- 2019 Aguelhok attack: Part of Mali War
| Date | January 20, 2019 |
| Location | MINUSMA camp, Aguelhok, Mali19°28′N 0°52′E﻿ / ﻿19.47°N 0.86°E |
| Result | MINUSMA victory |

Belligerents
- MINUSMA Chad; Bangladesh; France: Jama'at Nasr al-Islam wal Muslimin

Strength
- ~200 men 20-40 men Unknown: ~150

Casualties and losses
- 11 killed, 26 injured None None: 3 killed 1 injured

= 2019 Aguelhok attack =

Attack by Jama'at Nasr al-Islam wal Muslimin against the MINUSMA

The 2019 Aguelhok attack was an attack by Jama'at Nasr al-Islam wal Muslimin against the MINUSMA base in Aguelhok, Mali on January 20, 2019. At the time of the attack, the base was defended by Chadian and Bangladeshi peacekeepers and was later aided by French forces as part of Operation Barkhane.

== Prelude ==
In 2012, Tuareg militants rebelled against the Malian government due to a lack of autonomy. The rebellion grew quickly, with the MNLA capturing key northern Malian towns like Kidal, Gao, and Aguelhok. However, jihadist rebels from groups like Al-Mourabitoun and Ansar Dine also rebelled against the Malian government, sparking French forces to launch Operation Barkhane to kick all rebels out, and MINUSMA to launch bases in northern and eastern Mali. In 2017, all jihadist rebels merged into the al-Qaeda-aligned Jama'at Nasr al-Islam wal Muslimin, which grew in power and influence in 2018 and 2019.

The Aguelhok camp in particular was established in 2013, and had been the subject of several jihadist attacks. In an April 2018 attack against the camp, two Chadian soldiers were killed. By late 2018, the MINUSMA camp at Aguelhok was defended by a special forces company and an infantry company from Chad as well as an engineering platoon from Bangladesh. On January 6, 2019, several days before the battle, soldiers from the 6th Chadian contingent of MINUSMA arrived at the base.

== Battle ==
At dawn on January 20, around 150 men with 15 pickups attacked the Aguelhok camp along with one of its security posts. The attackers divided into three groups, and converged on the camp from three separate directions. The first two groups of jihadists were able to storm the checkpoints, and the third checkpoint was able to hold off the jihadists and prepare for reinforcements. A suicide bomber exploded at one of the checkpoints. At the time of the attack, MINUSMA released a statement about "a complex attack" with "numerous armed vehicles." Chadian forces sent reinforcements to the camp, leading three counterattacks. MINUSMA helicopters from Tessalit also aided the reinforcements, along with French troops and drones from Kidal. After twenty-two hours, MINUSMA peacekeepers were able to "neutralize a number of enemies" and force the jihadists to disperse. Canadian peacekeepers later set aircraft from Gao to evacuate the wounded.

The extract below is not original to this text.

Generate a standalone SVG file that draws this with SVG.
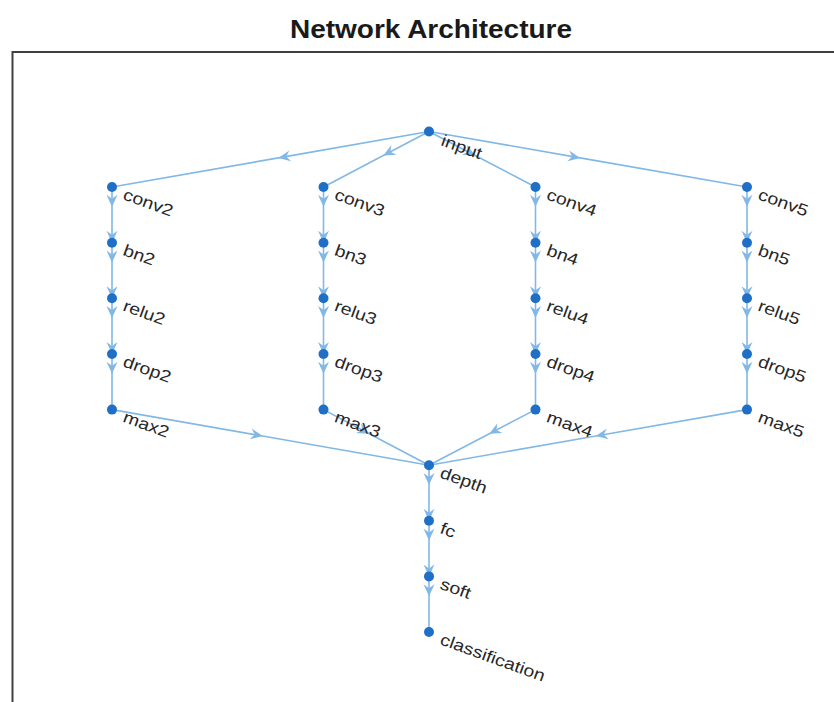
<svg xmlns="http://www.w3.org/2000/svg" width="834" height="702" viewBox="0 0 834 702">
<style>
.title{font-family:"Liberation Sans",Arial,sans-serif;font-size:25px;font-weight:bold;fill:#1a1a1a}
.lbl{font-family:"Liberation Sans",Arial,sans-serif;font-size:16.5px;fill:#262626}
.dot{fill:#1f6fc6}
.edge{fill:none;stroke:#82b8e6;stroke-width:1.6;marker-mid:url(#arr)}
.axis{fill:none;stroke:#404040;stroke-width:2}
</style>
<defs>
<marker id="arr" markerUnits="userSpaceOnUse" markerWidth="16" markerHeight="14" viewBox="-14 -7 16 14" refX="0" refY="0" orient="auto">
<path d="M0,0 L-12,-5.5 L-8,0 L-12,5.5 Z" fill="#82b8e6"/>
</marker>
</defs>
<rect width="834" height="702" fill="#ffffff"/>
<text class="title" x="431" y="37.5" text-anchor="middle" textLength="282" lengthAdjust="spacingAndGlyphs">Network Architecture</text>
<path class="axis" d="M12.5,702 V52 H834"/>
<g id="connectors">
<path class="edge" d="M429,131.5 L278.4,157.9 L112,187"/>
<path class="edge" d="M429,131.5 L383.3,155.5 L323.5,187"/>
<path class="edge" d="M429,131.5 L475.2,155.5 L535.5,187"/>
<path class="edge" d="M429,131.5 L580.1,157.9 L747,187"/>
<path class="edge" d="M112,187 L112,206.8 L112,242.7 L112,262.5 L112,298.3 L112,318.1 L112,354 L112,373.8 L112,409.6"/>
<path class="edge" d="M323.5,187 L323.5,206.8 L323.5,242.7 L323.5,262.5 L323.5,298.3 L323.5,318.1 L323.5,354 L323.5,373.8 L323.5,409.6"/>
<path class="edge" d="M535.5,187 L535.5,206.8 L535.5,242.7 L535.5,262.5 L535.5,298.3 L535.5,318.1 L535.5,354 L535.5,373.8 L535.5,409.6"/>
<path class="edge" d="M747,187 L747,206.8 L747,242.7 L747,262.5 L747,298.3 L747,318.1 L747,354 L747,373.8 L747,409.6"/>
<path class="edge" d="M112,409.6 L262.6,436 L429,465.2"/>
<path class="edge" d="M323.5,409.6 L369.2,433.7 L429,465.2"/>
<path class="edge" d="M535.5,409.6 L489.3,433.7 L429,465.2"/>
<path class="edge" d="M747,409.6 L595.9,436 L429,465.2"/>
<path class="edge" d="M429,465.2 L429,485 L429,520.8 L429,540.6 L429,576.4 L429,596.2 L429,632"/>
</g>
<g id="node-input"><circle class="dot" cx="429" cy="131.5" r="5"/><text class="lbl" transform="translate(440,145) rotate(20) scale(1.18,1)">input</text></g>
<g id="node-conv2"><circle class="dot" cx="112" cy="187" r="5"/><text class="lbl" transform="translate(122,199) rotate(20) scale(1.18,1)">conv2</text></g>
<g id="node-bn2"><circle class="dot" cx="112" cy="242.7" r="5"/><text class="lbl" transform="translate(122,254.7) rotate(20) scale(1.18,1)">bn2</text></g>
<g id="node-relu2"><circle class="dot" cx="112" cy="298.3" r="5"/><text class="lbl" transform="translate(122,310.3) rotate(20) scale(1.18,1)">relu2</text></g>
<g id="node-drop2"><circle class="dot" cx="112" cy="354" r="5"/><text class="lbl" transform="translate(122,366) rotate(20) scale(1.18,1)">drop2</text></g>
<g id="node-max2"><circle class="dot" cx="112" cy="409.6" r="5"/><text class="lbl" transform="translate(122,421.6) rotate(20) scale(1.18,1)">max2</text></g>
<g id="node-conv3"><circle class="dot" cx="323.5" cy="187" r="5"/><text class="lbl" transform="translate(333.5,199) rotate(20) scale(1.18,1)">conv3</text></g>
<g id="node-bn3"><circle class="dot" cx="323.5" cy="242.7" r="5"/><text class="lbl" transform="translate(333.5,254.7) rotate(20) scale(1.18,1)">bn3</text></g>
<g id="node-relu3"><circle class="dot" cx="323.5" cy="298.3" r="5"/><text class="lbl" transform="translate(333.5,310.3) rotate(20) scale(1.18,1)">relu3</text></g>
<g id="node-drop3"><circle class="dot" cx="323.5" cy="354" r="5"/><text class="lbl" transform="translate(333.5,366) rotate(20) scale(1.18,1)">drop3</text></g>
<g id="node-max3"><circle class="dot" cx="323.5" cy="409.6" r="5"/><text class="lbl" transform="translate(333.5,421.6) rotate(20) scale(1.18,1)">max3</text></g>
<g id="node-conv4"><circle class="dot" cx="535.5" cy="187" r="5"/><text class="lbl" transform="translate(545.5,199) rotate(20) scale(1.18,1)">conv4</text></g>
<g id="node-bn4"><circle class="dot" cx="535.5" cy="242.7" r="5"/><text class="lbl" transform="translate(545.5,254.7) rotate(20) scale(1.18,1)">bn4</text></g>
<g id="node-relu4"><circle class="dot" cx="535.5" cy="298.3" r="5"/><text class="lbl" transform="translate(545.5,310.3) rotate(20) scale(1.18,1)">relu4</text></g>
<g id="node-drop4"><circle class="dot" cx="535.5" cy="354" r="5"/><text class="lbl" transform="translate(545.5,366) rotate(20) scale(1.18,1)">drop4</text></g>
<g id="node-max4"><circle class="dot" cx="535.5" cy="409.6" r="5"/><text class="lbl" transform="translate(545.5,421.6) rotate(20) scale(1.18,1)">max4</text></g>
<g id="node-conv5"><circle class="dot" cx="747" cy="187" r="5"/><text class="lbl" transform="translate(757,199) rotate(20) scale(1.18,1)">conv5</text></g>
<g id="node-bn5"><circle class="dot" cx="747" cy="242.7" r="5"/><text class="lbl" transform="translate(757,254.7) rotate(20) scale(1.18,1)">bn5</text></g>
<g id="node-relu5"><circle class="dot" cx="747" cy="298.3" r="5"/><text class="lbl" transform="translate(757,310.3) rotate(20) scale(1.18,1)">relu5</text></g>
<g id="node-drop5"><circle class="dot" cx="747" cy="354" r="5"/><text class="lbl" transform="translate(757,366) rotate(20) scale(1.18,1)">drop5</text></g>
<g id="node-max5"><circle class="dot" cx="747" cy="409.6" r="5"/><text class="lbl" transform="translate(757,421.6) rotate(20) scale(1.18,1)">max5</text></g>
<g id="node-depth"><circle class="dot" cx="429" cy="465.2" r="5"/><text class="lbl" transform="translate(439,477.2) rotate(20) scale(1.18,1)">depth</text></g>
<g id="node-fc"><circle class="dot" cx="429" cy="520.8" r="5"/><text class="lbl" transform="translate(439,532.8) rotate(20) scale(1.18,1)">fc</text></g>
<g id="node-soft"><circle class="dot" cx="429" cy="576.4" r="5"/><text class="lbl" transform="translate(439,588.4) rotate(20) scale(1.18,1)">soft</text></g>
<g id="node-classification"><circle class="dot" cx="429" cy="632" r="5"/><text class="lbl" transform="translate(439,644) rotate(20) scale(1.18,1)">classification</text></g>
</svg>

JNIM later claimed responsibility for the attack, stating that it was a response to Israeli prime minister Benjamin Netanyahu's recent trip to Chad.

== Aftermath ==
On the evening on January 20, UN secretary-general António Guterres announced that ten Chadian peacekeepers had been killed in the attack, along with 25 others injured. Another Chadian soldier succumbed to his injuries on February 15. The UN gave a death toll of 11 peacekeepers killed and 26 injured, including 14 seriously, in the attack. Three jihadists were killed, and another was injured and taken prisoner.

The bodies of the slain Chadian soldiers received a funeral in Bamako, and were repatriated in N'Djamena on January 27. The head of MINUSMA, Mahamat Saleh Annadif, of Chadian nationality, denounced the attack.

The battle of Aguelhok was the deadliest attack on a MINUSMA camp since 2013.